The choice to use sleep as the topic of the first email exacerbated the initial response, as students were already frustrated because they felt they were not being given adequate time to rest.

“We purposely started with sleep as the first topic because some of them are very heavy, and we didn’t want people to be turned off by that. We started off with something that we thought was kind of easy for everyone to relate to,” Burkhart said. “But I think in hindsight people were feeling like, ‘okay, well this is kind of hypocritical. If professors are assigning us so much work in a semester [that] has been insane, why are you just telling us to sleep eight hours?’ I get that, you know, and we’re all students, too. We’re a student group trying to improve other students’ lives … At the end of the day we just really want to help in any way that we can.”

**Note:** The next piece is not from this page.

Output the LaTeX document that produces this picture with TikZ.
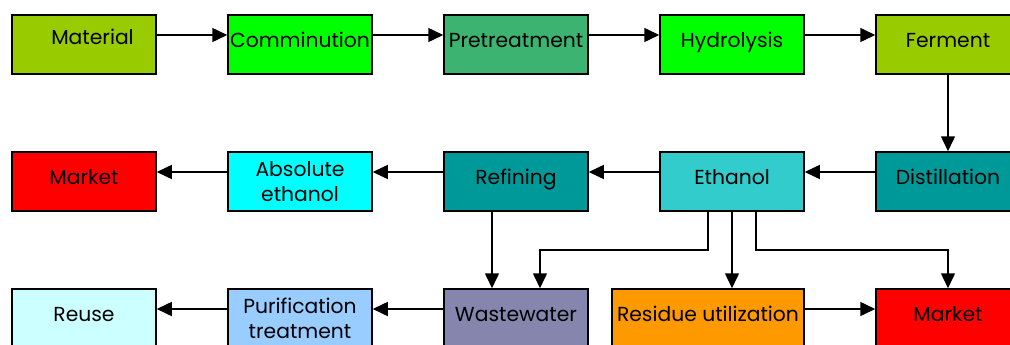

The administration is working to respond to concerns from students, faculty and staff about mental health support, welcoming feedback on its actions.

“People are tired and exhausted, and it’s fraught with lots of emotions, and sometimes I become the recipient of that, or other folks at the College become recipients of that. I take it in and make sense of it, but I also offer people grace in the process,” Lohmann said. “I still think [Mental Health Moments] is a good resource. I still think it can offer something to some students. But I also hear the feedback. I am mindful—I’m taking the feedback that students are exhausted. The two-day break felt really insufficient, and I recognize that we made that decision based on the best information we could have had at the time, so we are trying to find other ways to try to address wellness concerns.”

After responses from the first installment, Peer Health took two weeks off from sending Mental Health Matters emails in order to decide how to move forward appropriately. Now, the group hopes to continue the initiative in an effort to provide resources to the College as tools for addressing mental health.

“I want it to be clear that this is not the only mental health resource. It’s one of many on campus, and there’s lots of other options. If this thing isn’t going to help you, that’s totally okay,” Burkhart said. “But if it helps one person we’d rather be there than not.”